Selected Publications

 The Laboratory of Physics of Magnetic Films is headed by Dr. Rauf S. Iskhakov.

Research Focus

  • fabrication and study of nanocrystalline and amorphous ferromagnetic films based on 3d metals;
  • synthesis of nanomaterials with controllable shape, composition, structure, and properties;
  • development of novel magnetic nanostructures and techniques for their fabrication;
  • development of methods for investigating the synthesized structures and search for the features of their properties;
  • study of the correlation between the structure and magnetic properties of the synthesized materials.

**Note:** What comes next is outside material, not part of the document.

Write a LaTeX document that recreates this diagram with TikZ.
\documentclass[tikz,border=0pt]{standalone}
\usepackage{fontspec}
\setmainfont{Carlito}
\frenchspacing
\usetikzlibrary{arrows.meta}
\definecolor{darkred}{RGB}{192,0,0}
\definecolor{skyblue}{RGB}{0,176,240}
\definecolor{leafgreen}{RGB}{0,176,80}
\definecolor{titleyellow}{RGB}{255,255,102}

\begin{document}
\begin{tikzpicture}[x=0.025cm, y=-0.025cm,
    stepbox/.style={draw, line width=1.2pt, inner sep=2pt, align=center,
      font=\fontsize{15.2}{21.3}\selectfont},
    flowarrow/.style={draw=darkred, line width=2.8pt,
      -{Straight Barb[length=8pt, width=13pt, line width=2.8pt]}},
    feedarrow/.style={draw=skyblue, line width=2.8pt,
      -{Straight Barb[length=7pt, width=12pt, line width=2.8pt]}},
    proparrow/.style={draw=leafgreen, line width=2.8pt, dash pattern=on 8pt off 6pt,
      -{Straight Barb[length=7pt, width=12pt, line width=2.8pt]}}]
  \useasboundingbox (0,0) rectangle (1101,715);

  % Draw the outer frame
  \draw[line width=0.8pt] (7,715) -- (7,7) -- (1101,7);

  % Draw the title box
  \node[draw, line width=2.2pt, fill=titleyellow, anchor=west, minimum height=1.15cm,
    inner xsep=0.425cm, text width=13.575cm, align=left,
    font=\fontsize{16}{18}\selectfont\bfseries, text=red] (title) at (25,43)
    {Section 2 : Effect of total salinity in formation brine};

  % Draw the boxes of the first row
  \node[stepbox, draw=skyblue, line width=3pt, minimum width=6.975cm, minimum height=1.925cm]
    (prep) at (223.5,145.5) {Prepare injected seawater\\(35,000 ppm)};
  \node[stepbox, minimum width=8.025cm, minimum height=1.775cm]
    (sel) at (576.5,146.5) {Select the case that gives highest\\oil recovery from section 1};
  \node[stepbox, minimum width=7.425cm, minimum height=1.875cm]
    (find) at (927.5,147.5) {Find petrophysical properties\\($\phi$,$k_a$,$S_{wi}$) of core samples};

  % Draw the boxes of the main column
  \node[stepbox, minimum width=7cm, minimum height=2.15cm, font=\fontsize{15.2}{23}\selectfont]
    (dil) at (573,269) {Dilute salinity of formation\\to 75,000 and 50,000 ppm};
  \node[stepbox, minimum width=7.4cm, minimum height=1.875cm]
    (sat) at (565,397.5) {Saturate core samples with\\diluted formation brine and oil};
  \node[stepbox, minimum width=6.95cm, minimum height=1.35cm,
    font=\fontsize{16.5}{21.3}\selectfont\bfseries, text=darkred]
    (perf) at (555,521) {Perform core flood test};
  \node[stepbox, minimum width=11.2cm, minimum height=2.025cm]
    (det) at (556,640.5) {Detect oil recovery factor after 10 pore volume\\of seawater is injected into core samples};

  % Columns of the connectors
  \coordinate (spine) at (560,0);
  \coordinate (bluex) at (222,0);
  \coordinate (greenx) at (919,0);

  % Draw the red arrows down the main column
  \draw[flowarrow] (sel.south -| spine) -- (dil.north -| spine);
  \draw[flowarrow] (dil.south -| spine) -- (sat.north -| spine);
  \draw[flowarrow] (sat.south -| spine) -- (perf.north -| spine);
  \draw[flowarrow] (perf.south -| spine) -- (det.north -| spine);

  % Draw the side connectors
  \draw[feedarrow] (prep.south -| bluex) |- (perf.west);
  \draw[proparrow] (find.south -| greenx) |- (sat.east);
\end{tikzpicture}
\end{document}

We prepare magnetic films by

  • vacuum thermal evaporation deposition,
  • chemical deposition,
  • pulsed plasma assisted magnetron sputtering.


Vibrating Magnetometer (field range 0--14 kOe, temperature range 77--300 K, accuracy of no worse than 10-4 emu)

Microwave Spectrometer (field range 0--20 kOe, frequency of 9.2 GHz)

Similar to other nanomaterials, thin films represent a special class of solids with unique properties. Structurally, they are divided in amorphous and nanocrystalline. Characteristics of thin films are determined by the properties of nanosized grains forming the films and their interactions with one another.

3d-metal films of a new type have recently been fabricated using pulsed plasma assisted vacuum sputtering. The feature of this fabrication technique is an extremely high sputtering rate (about 1000 nm/s at a sputtering pulse length of ~0.1 ms). Our team investigates atomic, magnetic, and electron structure and properties of the films obtained by this method and film evolution during annealing.

According to the results of investigations of the structural parameters, these films consist of nanosized (< 5 nm) crystal metal clusters surrounded by carbon atoms. Annealing induces the crystallization processes in the films. The electron diffraction data show that multiple twinning of the structure upon crystallization leads to the occurrence of the superstructural reflections. The twinning can occur at merging of nanocrystal clusters with the shape of cube octahedra. Annealing leads to the transformation of the nanocrystalline state, through a sequence of metastable phases, to the stable structure of a bulk 3d metal.

In the framework of the structural model built by us with the use of the self-consistent simulation of nanoclusters, we explain the magnetic properties of the films obtained. Currently, we develop the description of the temperature dependence of electric conductivity in the scope of the model of reflection of conduction electrons at the grain boundaries.

The investigated nanocrystalline magnetic films are of special interest for application, in particular, in magnetic recording.